• [Problem]
Wherever the string "this" appears, copy the whole line.

_ _ _ _ _ _ _

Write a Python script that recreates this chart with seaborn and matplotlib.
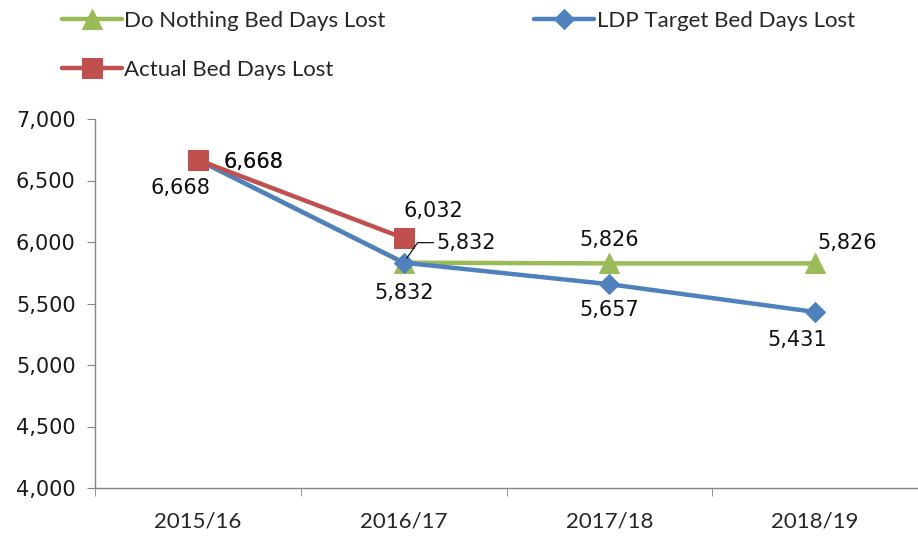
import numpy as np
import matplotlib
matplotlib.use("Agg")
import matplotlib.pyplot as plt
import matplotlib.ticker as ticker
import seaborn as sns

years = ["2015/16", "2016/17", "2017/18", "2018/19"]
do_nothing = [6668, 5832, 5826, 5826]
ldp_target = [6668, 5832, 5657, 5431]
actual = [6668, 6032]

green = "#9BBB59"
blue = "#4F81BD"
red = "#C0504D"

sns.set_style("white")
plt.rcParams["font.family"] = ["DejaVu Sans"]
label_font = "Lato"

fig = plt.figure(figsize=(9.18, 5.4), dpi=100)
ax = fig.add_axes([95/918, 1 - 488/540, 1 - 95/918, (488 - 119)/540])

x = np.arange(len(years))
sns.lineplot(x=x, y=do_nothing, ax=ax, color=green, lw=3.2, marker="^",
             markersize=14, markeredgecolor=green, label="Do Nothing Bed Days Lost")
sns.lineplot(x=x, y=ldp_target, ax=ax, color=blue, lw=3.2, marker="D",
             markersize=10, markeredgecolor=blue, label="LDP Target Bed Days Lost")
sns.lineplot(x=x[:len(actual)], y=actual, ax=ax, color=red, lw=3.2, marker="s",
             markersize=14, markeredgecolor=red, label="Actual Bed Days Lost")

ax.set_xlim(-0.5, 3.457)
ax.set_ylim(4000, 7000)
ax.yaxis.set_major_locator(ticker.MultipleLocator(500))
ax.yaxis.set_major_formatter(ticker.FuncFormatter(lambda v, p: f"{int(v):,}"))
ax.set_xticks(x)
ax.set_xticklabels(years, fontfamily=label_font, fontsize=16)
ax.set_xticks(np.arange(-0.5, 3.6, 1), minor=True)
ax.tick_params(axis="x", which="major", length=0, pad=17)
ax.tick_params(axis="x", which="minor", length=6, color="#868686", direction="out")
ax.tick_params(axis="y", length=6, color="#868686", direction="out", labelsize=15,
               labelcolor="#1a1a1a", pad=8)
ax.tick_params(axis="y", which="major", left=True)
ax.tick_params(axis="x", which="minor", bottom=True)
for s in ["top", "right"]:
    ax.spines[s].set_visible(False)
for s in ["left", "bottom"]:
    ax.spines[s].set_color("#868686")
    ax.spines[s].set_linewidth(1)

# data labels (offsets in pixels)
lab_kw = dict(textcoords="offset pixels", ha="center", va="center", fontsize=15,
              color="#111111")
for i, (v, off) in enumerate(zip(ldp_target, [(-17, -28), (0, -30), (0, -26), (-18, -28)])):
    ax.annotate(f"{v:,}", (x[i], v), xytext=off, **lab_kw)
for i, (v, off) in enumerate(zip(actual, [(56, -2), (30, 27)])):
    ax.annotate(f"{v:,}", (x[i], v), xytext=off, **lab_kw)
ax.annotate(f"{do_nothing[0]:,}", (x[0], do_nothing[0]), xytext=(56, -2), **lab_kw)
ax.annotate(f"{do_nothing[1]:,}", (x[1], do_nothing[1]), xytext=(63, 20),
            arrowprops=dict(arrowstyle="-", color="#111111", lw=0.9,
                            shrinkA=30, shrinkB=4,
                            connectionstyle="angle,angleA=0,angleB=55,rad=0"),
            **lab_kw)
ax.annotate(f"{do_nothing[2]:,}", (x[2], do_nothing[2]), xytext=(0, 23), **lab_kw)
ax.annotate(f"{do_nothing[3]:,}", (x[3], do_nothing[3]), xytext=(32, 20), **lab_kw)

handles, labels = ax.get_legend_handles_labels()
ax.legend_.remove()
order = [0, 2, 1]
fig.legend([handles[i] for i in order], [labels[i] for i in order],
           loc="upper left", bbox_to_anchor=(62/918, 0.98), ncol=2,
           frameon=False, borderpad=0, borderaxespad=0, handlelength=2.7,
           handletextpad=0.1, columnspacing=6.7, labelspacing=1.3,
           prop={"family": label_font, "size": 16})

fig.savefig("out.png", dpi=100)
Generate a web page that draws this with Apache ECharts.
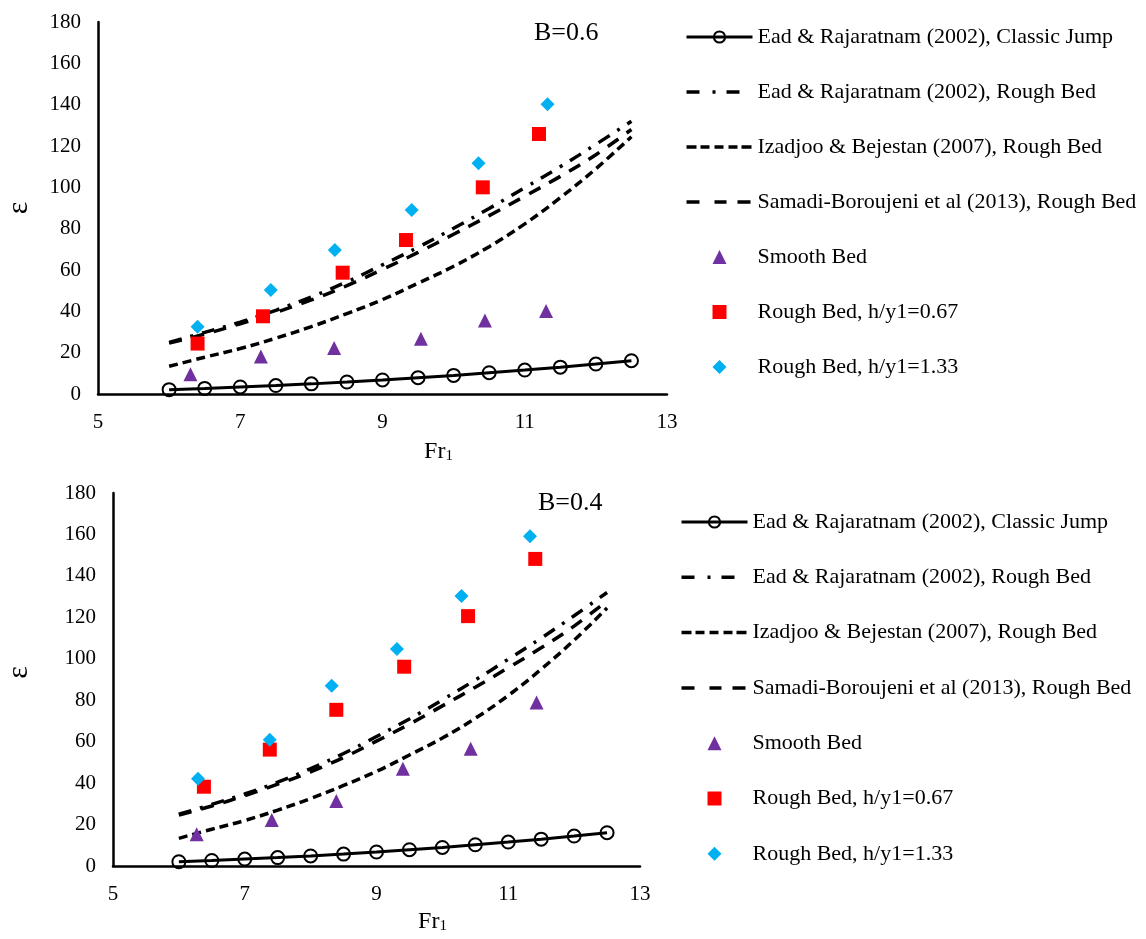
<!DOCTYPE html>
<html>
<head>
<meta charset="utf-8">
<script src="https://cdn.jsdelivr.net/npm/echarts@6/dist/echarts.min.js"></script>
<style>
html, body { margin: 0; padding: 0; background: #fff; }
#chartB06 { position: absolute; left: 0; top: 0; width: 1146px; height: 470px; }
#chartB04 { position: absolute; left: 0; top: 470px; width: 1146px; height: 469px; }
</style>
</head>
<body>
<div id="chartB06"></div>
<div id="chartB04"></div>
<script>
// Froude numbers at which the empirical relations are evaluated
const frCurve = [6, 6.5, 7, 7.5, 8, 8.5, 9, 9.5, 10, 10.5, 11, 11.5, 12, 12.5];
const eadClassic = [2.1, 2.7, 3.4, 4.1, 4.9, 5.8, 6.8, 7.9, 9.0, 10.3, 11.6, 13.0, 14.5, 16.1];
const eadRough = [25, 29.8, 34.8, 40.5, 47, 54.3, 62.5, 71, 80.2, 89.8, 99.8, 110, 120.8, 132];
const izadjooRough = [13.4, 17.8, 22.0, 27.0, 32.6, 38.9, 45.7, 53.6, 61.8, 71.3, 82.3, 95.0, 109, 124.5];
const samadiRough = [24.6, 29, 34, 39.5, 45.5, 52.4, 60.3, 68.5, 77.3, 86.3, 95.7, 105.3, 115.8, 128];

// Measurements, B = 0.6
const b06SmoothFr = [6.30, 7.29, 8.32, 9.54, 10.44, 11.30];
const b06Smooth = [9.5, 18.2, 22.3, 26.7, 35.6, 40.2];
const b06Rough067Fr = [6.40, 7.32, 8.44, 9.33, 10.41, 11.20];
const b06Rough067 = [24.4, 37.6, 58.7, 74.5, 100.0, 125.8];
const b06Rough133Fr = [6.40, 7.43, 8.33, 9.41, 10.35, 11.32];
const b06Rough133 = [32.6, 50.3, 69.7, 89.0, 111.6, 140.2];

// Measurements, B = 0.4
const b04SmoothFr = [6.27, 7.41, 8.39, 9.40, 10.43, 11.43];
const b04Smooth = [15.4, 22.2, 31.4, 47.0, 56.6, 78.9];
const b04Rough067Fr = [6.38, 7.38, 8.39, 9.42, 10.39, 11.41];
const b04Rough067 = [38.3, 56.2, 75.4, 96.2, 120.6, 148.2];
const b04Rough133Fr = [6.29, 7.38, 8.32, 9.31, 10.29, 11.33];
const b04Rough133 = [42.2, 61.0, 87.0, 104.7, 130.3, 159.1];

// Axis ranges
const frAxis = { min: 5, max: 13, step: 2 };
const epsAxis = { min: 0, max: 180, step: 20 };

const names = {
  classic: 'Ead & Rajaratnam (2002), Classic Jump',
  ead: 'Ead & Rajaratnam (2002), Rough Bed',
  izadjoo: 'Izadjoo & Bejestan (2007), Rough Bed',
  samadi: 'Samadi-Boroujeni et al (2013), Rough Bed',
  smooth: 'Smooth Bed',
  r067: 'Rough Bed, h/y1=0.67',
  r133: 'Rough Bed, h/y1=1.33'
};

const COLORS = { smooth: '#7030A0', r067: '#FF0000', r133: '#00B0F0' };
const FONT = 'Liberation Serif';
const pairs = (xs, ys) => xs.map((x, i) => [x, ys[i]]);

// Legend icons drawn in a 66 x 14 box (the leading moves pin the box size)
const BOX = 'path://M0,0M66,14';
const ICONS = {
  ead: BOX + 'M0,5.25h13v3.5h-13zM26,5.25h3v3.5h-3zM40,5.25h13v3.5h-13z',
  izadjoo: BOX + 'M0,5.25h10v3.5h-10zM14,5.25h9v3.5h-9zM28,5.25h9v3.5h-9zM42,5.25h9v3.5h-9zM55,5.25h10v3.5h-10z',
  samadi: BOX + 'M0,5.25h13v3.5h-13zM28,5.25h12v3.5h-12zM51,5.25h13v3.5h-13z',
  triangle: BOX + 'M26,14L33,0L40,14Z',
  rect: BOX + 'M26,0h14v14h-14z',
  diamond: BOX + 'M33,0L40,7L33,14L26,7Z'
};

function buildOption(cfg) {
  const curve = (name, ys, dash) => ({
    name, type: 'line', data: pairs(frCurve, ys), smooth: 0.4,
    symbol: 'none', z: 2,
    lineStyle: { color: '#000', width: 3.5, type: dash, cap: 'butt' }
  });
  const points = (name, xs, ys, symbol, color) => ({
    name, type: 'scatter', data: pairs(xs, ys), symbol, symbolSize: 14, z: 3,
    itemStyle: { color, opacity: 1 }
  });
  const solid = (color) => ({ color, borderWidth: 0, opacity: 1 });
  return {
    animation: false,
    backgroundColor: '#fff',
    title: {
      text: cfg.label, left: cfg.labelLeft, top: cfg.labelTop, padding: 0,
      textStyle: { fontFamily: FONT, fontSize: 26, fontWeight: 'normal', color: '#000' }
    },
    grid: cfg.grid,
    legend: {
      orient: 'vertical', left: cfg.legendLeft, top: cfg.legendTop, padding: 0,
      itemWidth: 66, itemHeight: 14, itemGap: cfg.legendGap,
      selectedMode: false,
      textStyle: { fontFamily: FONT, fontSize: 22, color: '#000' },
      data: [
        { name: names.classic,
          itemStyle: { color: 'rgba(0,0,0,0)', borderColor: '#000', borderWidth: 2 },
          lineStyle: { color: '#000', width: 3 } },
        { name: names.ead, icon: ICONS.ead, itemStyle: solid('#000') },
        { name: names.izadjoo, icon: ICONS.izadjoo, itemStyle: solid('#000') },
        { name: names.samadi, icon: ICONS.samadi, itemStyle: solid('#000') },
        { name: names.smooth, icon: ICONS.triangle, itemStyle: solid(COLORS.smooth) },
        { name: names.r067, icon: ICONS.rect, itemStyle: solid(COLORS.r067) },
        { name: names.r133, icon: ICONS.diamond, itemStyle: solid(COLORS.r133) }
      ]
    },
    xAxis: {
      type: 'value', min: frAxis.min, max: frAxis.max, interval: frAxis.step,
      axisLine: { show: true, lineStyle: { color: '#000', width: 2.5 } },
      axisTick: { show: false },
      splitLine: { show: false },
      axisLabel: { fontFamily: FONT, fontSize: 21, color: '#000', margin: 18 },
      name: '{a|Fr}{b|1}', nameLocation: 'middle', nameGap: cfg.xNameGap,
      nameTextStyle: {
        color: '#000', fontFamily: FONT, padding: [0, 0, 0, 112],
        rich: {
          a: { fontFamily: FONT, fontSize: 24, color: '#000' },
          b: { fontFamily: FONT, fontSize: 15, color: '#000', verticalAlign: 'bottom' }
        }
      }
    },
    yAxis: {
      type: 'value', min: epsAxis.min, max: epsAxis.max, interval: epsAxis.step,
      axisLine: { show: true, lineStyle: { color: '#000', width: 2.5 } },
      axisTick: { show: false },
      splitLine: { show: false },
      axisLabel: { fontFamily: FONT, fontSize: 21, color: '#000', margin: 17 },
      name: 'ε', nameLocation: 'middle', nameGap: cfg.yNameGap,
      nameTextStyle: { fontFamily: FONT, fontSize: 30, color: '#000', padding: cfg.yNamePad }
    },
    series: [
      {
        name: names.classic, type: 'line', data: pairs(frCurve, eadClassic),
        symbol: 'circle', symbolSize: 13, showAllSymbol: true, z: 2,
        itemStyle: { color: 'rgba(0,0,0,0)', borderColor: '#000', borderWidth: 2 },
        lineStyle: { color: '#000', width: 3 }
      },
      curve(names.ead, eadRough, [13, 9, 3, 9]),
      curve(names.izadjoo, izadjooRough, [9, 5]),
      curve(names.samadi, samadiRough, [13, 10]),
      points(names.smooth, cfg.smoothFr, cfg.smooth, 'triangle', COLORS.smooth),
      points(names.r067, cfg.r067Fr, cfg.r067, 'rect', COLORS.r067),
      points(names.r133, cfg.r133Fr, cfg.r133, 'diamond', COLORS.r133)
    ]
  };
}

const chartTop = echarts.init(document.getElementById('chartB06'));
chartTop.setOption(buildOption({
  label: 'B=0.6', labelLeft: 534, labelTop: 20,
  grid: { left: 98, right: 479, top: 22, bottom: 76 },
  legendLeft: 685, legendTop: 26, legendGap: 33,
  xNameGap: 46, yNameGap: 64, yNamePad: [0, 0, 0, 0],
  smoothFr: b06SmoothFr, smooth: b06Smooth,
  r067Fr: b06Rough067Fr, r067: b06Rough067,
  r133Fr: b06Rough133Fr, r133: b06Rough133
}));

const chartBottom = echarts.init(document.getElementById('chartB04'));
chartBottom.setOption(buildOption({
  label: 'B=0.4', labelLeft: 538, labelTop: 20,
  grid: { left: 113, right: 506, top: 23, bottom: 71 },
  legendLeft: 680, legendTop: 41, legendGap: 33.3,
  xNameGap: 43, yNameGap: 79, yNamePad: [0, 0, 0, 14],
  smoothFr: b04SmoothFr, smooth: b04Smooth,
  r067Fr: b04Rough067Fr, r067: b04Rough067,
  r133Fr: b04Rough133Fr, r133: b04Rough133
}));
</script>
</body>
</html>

_ _ _ _ _ _ _

• [Task answer]
Write a Python script that recreates this chart with seaborn and matplotlib.
Generate a web page that draws this with Apache ECharts.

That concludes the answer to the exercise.